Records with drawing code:
------------
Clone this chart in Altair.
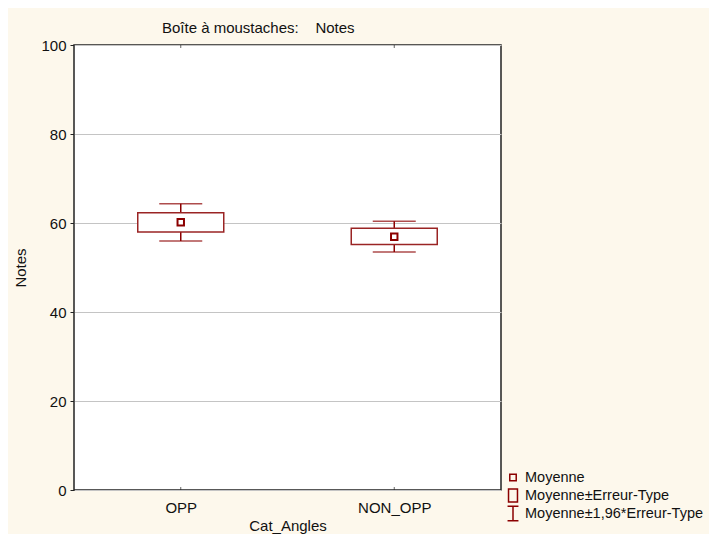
import altair as alt
import pandas as pd

categories = ["OPP", "NON_OPP"]
means = [60.15, 56.9]
box_low = [58.0, 55.15]
box_high = [62.3, 58.8]
whisker_low = [55.95, 53.5]
whisker_high = [64.35, 60.4]
legend_labels = ["Moyenne", "Moyenne±Erreur-Type", "Moyenne±1,96*Erreur-Type"]
y_ticks = [0, 20, 40, 60, 80, 100]

df = pd.DataFrame({
    "cat": categories,
    "mean": means,
    "blo": box_low,
    "bhi": box_high,
    "wlo": whisker_low,
    "whi": whisker_high,
    "leg": [legend_labels[0]] * len(categories),
})

RED = "#8B0000"
BOXRED = "#9A2424"
TXT = "#111111"
FONT = "Liberation Sans"

SQ = "M-0.46,-0.46H0.46V0.46H-0.46Z"
RECT = "M-0.64,-0.93H0.64V0.93H-0.64Z"
IBEAM = "M-0.78,-1.05H0.78M0,-1.05V1.05M-0.78,1.05H0.78"

xenc = alt.X(
    "cat:N", sort=categories,
    scale=alt.Scale(type="point", padding=0.5),
    axis=alt.Axis(title="Cat_Angles", labelAngle=0, ticks=False, domain=False,
                  labelPadding=10, titlePadding=3, labelFontSize=15,
                  titleFontSize=15, titleFontWeight="normal",
                  labelColor=TXT, titleColor=TXT, labelFont=FONT, titleFont=FONT),
)
yscale = alt.Scale(domain=[0, 100], nice=False, zero=True)
yaxis = alt.Axis(title="Notes", values=y_ticks, grid=True, gridColor="#C4C4C4",
                 gridWidth=1, tickSize=4, tickColor="#222222", domain=False,
                 labelFontSize=15, titleFontSize=15, titleFontWeight="normal",
                 labelPadding=4, titlePadding=12, labelColor=TXT, titleColor=TXT,
                 labelFont=FONT, titleFont=FONT)


def yenc(field):
    return alt.Y(field, scale=yscale, axis=yaxis)


base = alt.Chart(df)

whisk = base.mark_rule(color=RED, strokeWidth=1.5).encode(
    x=xenc, y=yenc("wlo:Q"), y2="whi:Q")

box = base.mark_bar(size=86, fill="white", stroke=BOXRED, strokeWidth=1.5).encode(
    x=xenc, y=yenc("blo:Q"), y2="bhi:Q")

cap_lo = base.mark_tick(size=43, thickness=1.5, color=RED).encode(
    x=xenc, y=yenc("wlo:Q"))
cap_hi = base.mark_tick(size=43, thickness=1.5, color=RED).encode(
    x=xenc, y=yenc("whi:Q"))

inner_tick_bottom = base.mark_tick(orient="vertical", size=3, thickness=1,
                                   color="#222222", yOffset=-1.5).encode(
    x=xenc, y=alt.datum(0))
inner_tick_top = base.mark_tick(orient="vertical", size=3, thickness=1,
                                color="#222222", yOffset=1.5).encode(
    x=xenc, y=alt.datum(100))

mean_pts = base.mark_point(filled=False, stroke=RED, strokeWidth=2, size=196,
                           opacity=1).encode(
    x=xenc, y=yenc("mean:Q"),
    shape=alt.Shape(
        "leg:N",
        scale=alt.Scale(domain=legend_labels, range=[SQ, RECT, IBEAM]),
        legend=alt.Legend(title=None, orient="none", legendX=431, legendY=424,
                          labelFontSize=14.5, labelFont=FONT, labelColor=TXT,
                          labelLimit=300, clipHeight=17,
                          symbolSize=196, symbolStrokeColor=RED,
                          symbolFillColor="transparent", symbolStrokeWidth=1.5,
                          labelOffset=4, rowPadding=1, padding=0),
    ),
)

chart = alt.layer(
    whisk, box, cap_lo, cap_hi, inner_tick_bottom, inner_tick_top, mean_pts
).properties(
    width=427,
    height=445,
    autosize=alt.AutoSizeParams(type="none"),
    padding={"left": 66, "top": 37, "right": 208, "bottom": 44},
    title=alt.TitleParams(
        text="Boîte à moustaches:\u00a0\u00a0\u00a0\u00a0Notes",
        anchor="start", dx=148, dy=23, offset=13, baseline="alphabetic",
        fontSize=15, fontWeight="normal", color=TXT, font=FONT,
    ),
).configure(
    background="#FDF8EC",
).configure_view(
    fill="white", stroke="#222222", strokeWidth=1.5,
)

chart.save("out.html", embed_options={"renderer": "svg", "actions": False})
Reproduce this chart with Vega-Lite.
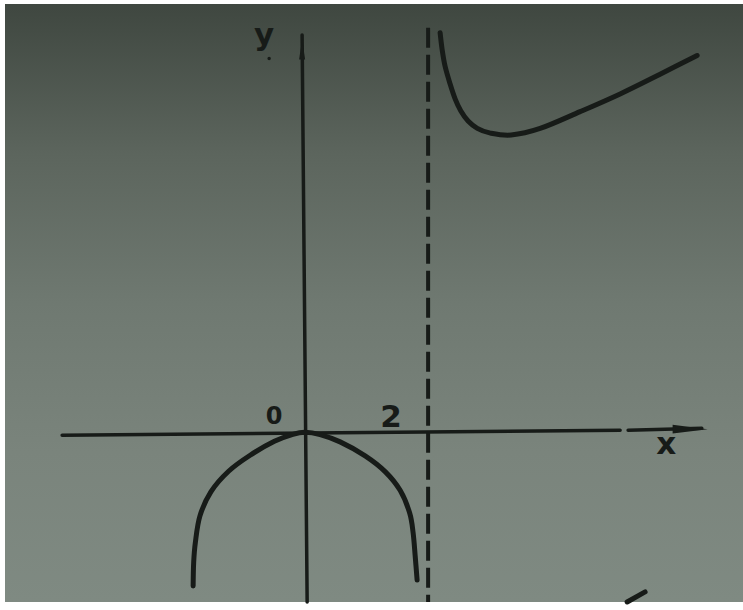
------------
EXERCISE –
Reproduce every entry word for word, but omit the pictures.

SOLUTION TO THE EXERCISE –
Clone this chart in Altair.
import altair as alt
import pandas as pd

categories = ["OPP", "NON_OPP"]
means = [60.15, 56.9]
box_low = [58.0, 55.15]
box_high = [62.3, 58.8]
whisker_low = [55.95, 53.5]
whisker_high = [64.35, 60.4]
legend_labels = ["Moyenne", "Moyenne±Erreur-Type", "Moyenne±1,96*Erreur-Type"]
y_ticks = [0, 20, 40, 60, 80, 100]

df = pd.DataFrame({
    "cat": categories,
    "mean": means,
    "blo": box_low,
    "bhi": box_high,
    "wlo": whisker_low,
    "whi": whisker_high,
    "leg": [legend_labels[0]] * len(categories),
})

RED = "#8B0000"
BOXRED = "#9A2424"
TXT = "#111111"
FONT = "Liberation Sans"

SQ = "M-0.46,-0.46H0.46V0.46H-0.46Z"
RECT = "M-0.64,-0.93H0.64V0.93H-0.64Z"
IBEAM = "M-0.78,-1.05H0.78M0,-1.05V1.05M-0.78,1.05H0.78"

xenc = alt.X(
    "cat:N", sort=categories,
    scale=alt.Scale(type="point", padding=0.5),
    axis=alt.Axis(title="Cat_Angles", labelAngle=0, ticks=False, domain=False,
                  labelPadding=10, titlePadding=3, labelFontSize=15,
                  titleFontSize=15, titleFontWeight="normal",
                  labelColor=TXT, titleColor=TXT, labelFont=FONT, titleFont=FONT),
)
yscale = alt.Scale(domain=[0, 100], nice=False, zero=True)
yaxis = alt.Axis(title="Notes", values=y_ticks, grid=True, gridColor="#C4C4C4",
                 gridWidth=1, tickSize=4, tickColor="#222222", domain=False,
                 labelFontSize=15, titleFontSize=15, titleFontWeight="normal",
                 labelPadding=4, titlePadding=12, labelColor=TXT, titleColor=TXT,
                 labelFont=FONT, titleFont=FONT)


def yenc(field):
    return alt.Y(field, scale=yscale, axis=yaxis)


base = alt.Chart(df)

whisk = base.mark_rule(color=RED, strokeWidth=1.5).encode(
    x=xenc, y=yenc("wlo:Q"), y2="whi:Q")

box = base.mark_bar(size=86, fill="white", stroke=BOXRED, strokeWidth=1.5).encode(
    x=xenc, y=yenc("blo:Q"), y2="bhi:Q")

cap_lo = base.mark_tick(size=43, thickness=1.5, color=RED).encode(
    x=xenc, y=yenc("wlo:Q"))
cap_hi = base.mark_tick(size=43, thickness=1.5, color=RED).encode(
    x=xenc, y=yenc("whi:Q"))

inner_tick_bottom = base.mark_tick(orient="vertical", size=3, thickness=1,
                                   color="#222222", yOffset=-1.5).encode(
    x=xenc, y=alt.datum(0))
inner_tick_top = base.mark_tick(orient="vertical", size=3, thickness=1,
                                color="#222222", yOffset=1.5).encode(
    x=xenc, y=alt.datum(100))

mean_pts = base.mark_point(filled=False, stroke=RED, strokeWidth=2, size=196,
                           opacity=1).encode(
    x=xenc, y=yenc("mean:Q"),
    shape=alt.Shape(
        "leg:N",
        scale=alt.Scale(domain=legend_labels, range=[SQ, RECT, IBEAM]),
        legend=alt.Legend(title=None, orient="none", legendX=431, legendY=424,
                          labelFontSize=14.5, labelFont=FONT, labelColor=TXT,
                          labelLimit=300, clipHeight=17,
                          symbolSize=196, symbolStrokeColor=RED,
                          symbolFillColor="transparent", symbolStrokeWidth=1.5,
                          labelOffset=4, rowPadding=1, padding=0),
    ),
)

chart = alt.layer(
    whisk, box, cap_lo, cap_hi, inner_tick_bottom, inner_tick_top, mean_pts
).properties(
    width=427,
    height=445,
    autosize=alt.AutoSizeParams(type="none"),
    padding={"left": 66, "top": 37, "right": 208, "bottom": 44},
    title=alt.TitleParams(
        text="Boîte à moustaches:\u00a0\u00a0\u00a0\u00a0Notes",
        anchor="start", dx=148, dy=23, offset=13, baseline="alphabetic",
        fontSize=15, fontWeight="normal", color=TXT, font=FONT,
    ),
).configure(
    background="#FDF8EC",
).configure_view(
    fill="white", stroke="#222222", strokeWidth=1.5,
)

chart.save("out.html", embed_options={"renderer": "svg", "actions": False})
Reproduce this chart with Vega-Lite.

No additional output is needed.